Here's the post where Ray addressed feedback:
The whole blog post is diplo-speak to defend their game, defend their developers, and acknowledge the fan response without validating every complaint, or making the fan reaction worse, which is what I expected. Of course it didn't work (see misplaced "artistic integrity" meme).
First, emotions are irrational per se, there is nothing "negative" about it (that is your misapprehension ). Good luck with trying to prove that emotions are rational. Intensly and overly is just arguing semantics, and thus a waste of time. Secondly, you did not refute my argument about Weeks, I am saying that he as a part of Bioware cannot just come out and say that the endings were flawed. To do so would risk face; this would itself risk future profit. All of those examples that I gave you show no acknowledgement of the logical problems in the endings, they do talk about the passion and emotions of the players and how the ‘passionate’ emotional players needed closure. Why do the players need closure?

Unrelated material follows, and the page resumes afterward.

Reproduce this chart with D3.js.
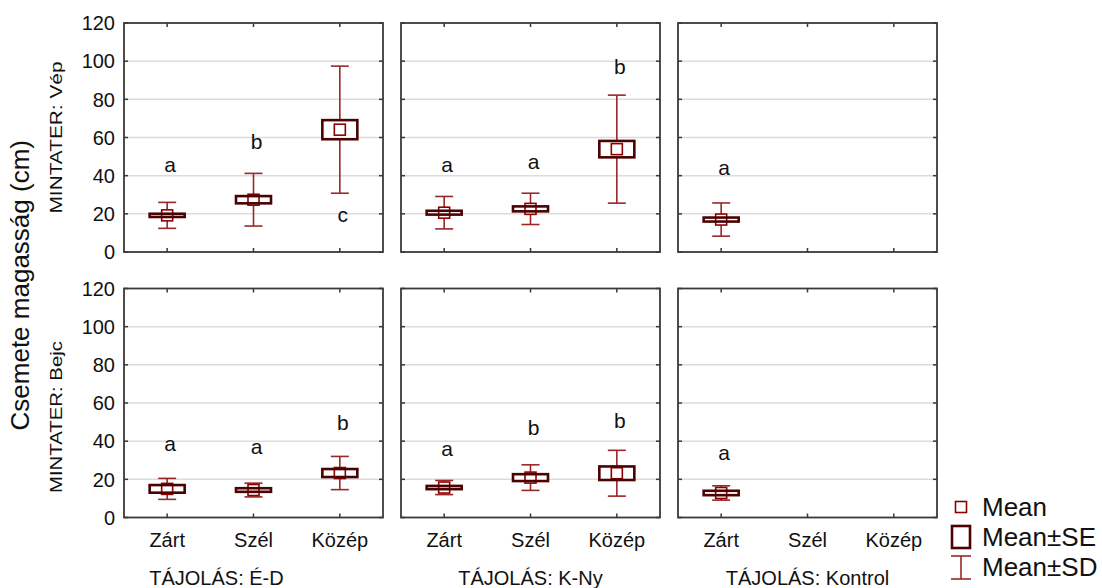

Because they are emotional (which you admit; I did not say that their was not a spectrum of emotions only that Bioware ignored the actual criticism, and used a line of discourse concerning emotion instead of logic). Weeks' notion about grief fits into everything that Bioware said since the start of the fiasco, this is probably the third time I have written this point. I am not going to do it again. Bioware looks better, if they convince people that their own characters in the game, the story & plot (etc) drew out such an ‘emotional reaction’, instead of the bad logic in their endings drawing out a critical response.
I would never have imagined that people would be so ardently opposed to the notion that a person who is a part of a business, a corporate team (in this case he is a writer) would not go against his team discourse, something that would make them look weak (they would lose face). We live in an uber-rational highly bureaucratised society wherein lack of credibility can destroy companies, and kill carriers. We are talking about peoples' jobs and livelihoods, I would not hold it against Weeks for trying to maintain face alongside his fellows. We are all traped within the iron cage of bureaucracy.